Il a bien fallu, après cette longue saison de mélancolie, que l'événement survienne et que la nouvelle tombe: Ma mère se meurt, ma mère est morte, Lina nous a quittés! Quelle stupéfaction, quel coup de tonnerre! Les souvenirs de l’enfance remontent violemment avec tous leurs fantômes, les images et les scènes de l’existence se précipitent et se bousculent en désordre, surtout celles des derniers mois, des dernières semaines, des derniers jours, dans leurs moindres détails.

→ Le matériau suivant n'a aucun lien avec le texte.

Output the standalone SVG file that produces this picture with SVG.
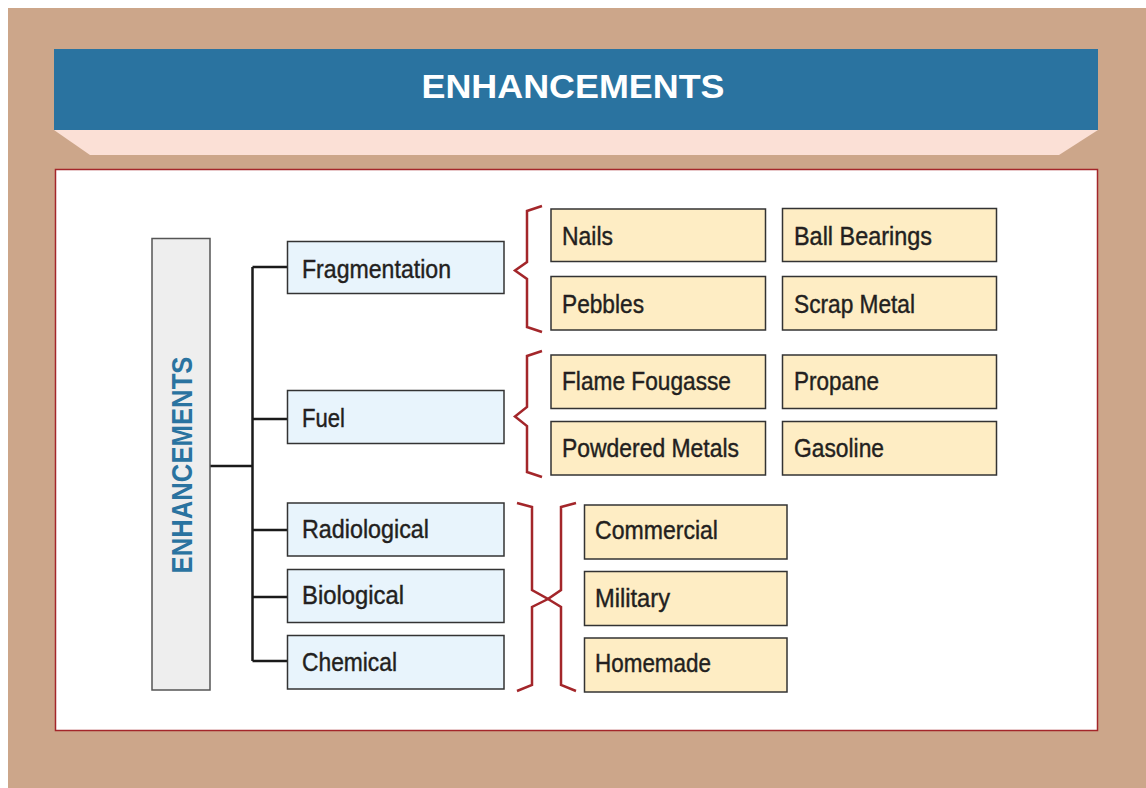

Angelina que l’on appelait Lina et jadis Linarella, fille de Giuseppe Nuzzo et de Raffaela De Lucia, est née via Loreto à Santa Maria a Vico, province de Caserte, en Italie, le 24 août 1935. Voici le début d’un récit qui a marqué une grande part de notre identité, à nous ses enfants, et à laquelle la plupart d’entre nous ici, nièces, neveux, sommes liés.
L’Italie de ma mère ce furent les reflets et les couleurs, sans doute idéalisées à force d’être évoquées dans l’exil, d’une terre lointaine et exotique, d’un bonheur primordial sacrifié au drame de l’émigration, causée, qui sait vraiment pourquoi aujourd’hui, par les conséquences de la guerre. C’était la ferme hospitalière des grands-parents "de Lucia" dans le quartier des « Figliarini », au pied des monts Tifani, dans cette vallée des Fourches Caudines que l’histoire romaine a rendue fameuse. C’étaient les dalles de la Via Appia où claquaient les sandales d'azur, c’étaient les orangeraies de San Felice a Cancello et leurs milliers de besants d'or, les moissons d’opulence, les tapis d'amandes séchant dans le grenier. L'Italie de ma mère, c’étaient les voiles blanches étendues sur l’herbe des prairies, l’ombre des figuiers tutélaires, les collines bruissantes d’oliviers. C’étaient les terrasses suspendues dans les étoiles de la nuit, les fontaines et le marbre, et au loin, baignant dans la mer mythique et enchanteresse, le golfe de Naples où se dresse, comme un cyclope endormi, la silhouette du Vésuve. L’Italie de ma mère, c’étaient la mythologie du désir, du bonheur et de la vie, l’esprit d’une langue primitive dont les échos ont longtemps bercé nos existences. L'Italie de ma mère, c’étaient une terre miraculeuse, une mémoire infinie. Lina a été le dernier trait d’union avec cette histoire et cet héritage dont notre vie intérieure, au-delà des vicissitudes, s’est enrichie. Nous sommes tous fiers, grâce à elle, grâce à ses frères et sa sœur, d’avoir, rayonnant au plus profond de nous-mêmes, dans notre chair, dans notre coeur, cette part immortelle d’Italie, comme un rêve d’éternité. N’était-ce pas l’accomplissement de sa destinée de nous confier cet inestimable trésor ?
Maman s’en est allée au vent du matin, dans la lumière dorée du Royaume, la Campanie de ses ancêtres, si loin et si proche de nous, et je la vois, oui, je la vois, qui marche lentement à travers les champs de félicité, vers les orangers en fleurs de son enfance. Lina, désormais, s'est fondue dans le sourire de l'horizon, dans la beauté du monde où tout nous parle d'elle. Lina, comme Eurydice dans le coeur de l'homme, tu demeures en nous pour toujours.